**WORK TO DO**
Every line below is to be copied exactly, with the pictures left out.

**SUPPLIED INFORMATION**
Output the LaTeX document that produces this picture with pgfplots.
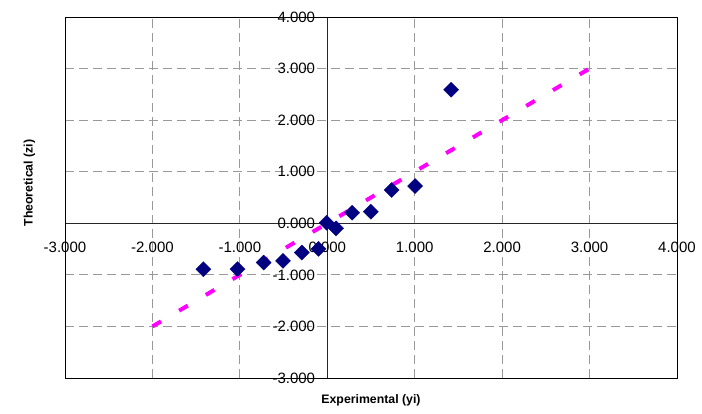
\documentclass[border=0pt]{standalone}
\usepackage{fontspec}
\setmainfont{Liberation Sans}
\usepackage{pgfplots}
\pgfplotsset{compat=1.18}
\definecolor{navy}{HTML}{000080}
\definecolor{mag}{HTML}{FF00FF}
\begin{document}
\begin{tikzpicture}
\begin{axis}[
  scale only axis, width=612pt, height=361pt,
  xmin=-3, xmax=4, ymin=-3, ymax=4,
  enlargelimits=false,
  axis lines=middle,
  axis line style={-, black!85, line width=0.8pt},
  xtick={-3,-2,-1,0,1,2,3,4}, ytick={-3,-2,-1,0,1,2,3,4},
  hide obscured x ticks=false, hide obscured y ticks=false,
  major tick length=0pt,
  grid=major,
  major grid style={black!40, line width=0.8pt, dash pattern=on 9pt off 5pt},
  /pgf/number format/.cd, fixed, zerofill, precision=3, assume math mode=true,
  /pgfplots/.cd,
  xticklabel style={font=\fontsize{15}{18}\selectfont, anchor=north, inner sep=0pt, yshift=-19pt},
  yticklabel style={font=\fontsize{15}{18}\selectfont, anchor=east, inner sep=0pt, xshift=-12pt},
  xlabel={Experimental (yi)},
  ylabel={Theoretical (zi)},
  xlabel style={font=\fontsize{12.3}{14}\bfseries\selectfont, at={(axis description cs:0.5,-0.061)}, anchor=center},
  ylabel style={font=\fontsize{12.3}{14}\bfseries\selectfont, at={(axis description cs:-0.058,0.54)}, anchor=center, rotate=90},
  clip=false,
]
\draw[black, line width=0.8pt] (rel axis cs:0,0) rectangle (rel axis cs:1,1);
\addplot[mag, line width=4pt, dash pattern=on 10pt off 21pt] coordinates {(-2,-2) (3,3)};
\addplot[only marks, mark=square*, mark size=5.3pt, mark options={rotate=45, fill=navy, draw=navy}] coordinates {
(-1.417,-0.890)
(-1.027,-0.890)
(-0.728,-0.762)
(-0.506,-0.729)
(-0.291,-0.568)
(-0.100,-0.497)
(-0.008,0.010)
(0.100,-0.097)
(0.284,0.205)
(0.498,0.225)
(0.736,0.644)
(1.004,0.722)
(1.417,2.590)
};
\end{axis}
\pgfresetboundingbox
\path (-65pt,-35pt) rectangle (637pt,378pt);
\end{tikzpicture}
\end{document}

**FINISHED ANSWER**
Output the LaTeX document that produces this picture with pgfplots.
\documentclass[border=0pt]{standalone}
\usepackage{fontspec}
\setmainfont{Liberation Sans}
\usepackage{pgfplots}
\pgfplotsset{compat=1.18}
\definecolor{navy}{HTML}{000080}
\definecolor{mag}{HTML}{FF00FF}
\begin{document}
\begin{tikzpicture}
\begin{axis}[
  scale only axis, width=612pt, height=361pt,
  xmin=-3, xmax=4, ymin=-3, ymax=4,
  enlargelimits=false,
  axis lines=middle,
  axis line style={-, black!85, line width=0.8pt},
  xtick={-3,-2,-1,0,1,2,3,4}, ytick={-3,-2,-1,0,1,2,3,4},
  hide obscured x ticks=false, hide obscured y ticks=false,
  major tick length=0pt,
  grid=major,
  major grid style={black!40, line width=0.8pt, dash pattern=on 9pt off 5pt},
  /pgf/number format/.cd, fixed, zerofill, precision=3, assume math mode=true,
  /pgfplots/.cd,
  xticklabel style={font=\fontsize{15}{18}\selectfont, anchor=north, inner sep=0pt, yshift=-19pt},
  yticklabel style={font=\fontsize{15}{18}\selectfont, anchor=east, inner sep=0pt, xshift=-12pt},
  xlabel={Experimental (yi)},
  ylabel={Theoretical (zi)},
  xlabel style={font=\fontsize{12.3}{14}\bfseries\selectfont, at={(axis description cs:0.5,-0.061)}, anchor=center},
  ylabel style={font=\fontsize{12.3}{14}\bfseries\selectfont, at={(axis description cs:-0.058,0.54)}, anchor=center, rotate=90},
  clip=false,
]
\draw[black, line width=0.8pt] (rel axis cs:0,0) rectangle (rel axis cs:1,1);
\addplot[mag, line width=4pt, dash pattern=on 10pt off 21pt] coordinates {(-2,-2) (3,3)};
\addplot[only marks, mark=square*, mark size=5.3pt, mark options={rotate=45, fill=navy, draw=navy}] coordinates {
(-1.417,-0.890)
(-1.027,-0.890)
(-0.728,-0.762)
(-0.506,-0.729)
(-0.291,-0.568)
(-0.100,-0.497)
(-0.008,0.010)
(0.100,-0.097)
(0.284,0.205)
(0.498,0.225)
(0.736,0.644)
(1.004,0.722)
(1.417,2.590)
};
\end{axis}
\pgfresetboundingbox
\path (-65pt,-35pt) rectangle (637pt,378pt);
\end{tikzpicture}
\end{document}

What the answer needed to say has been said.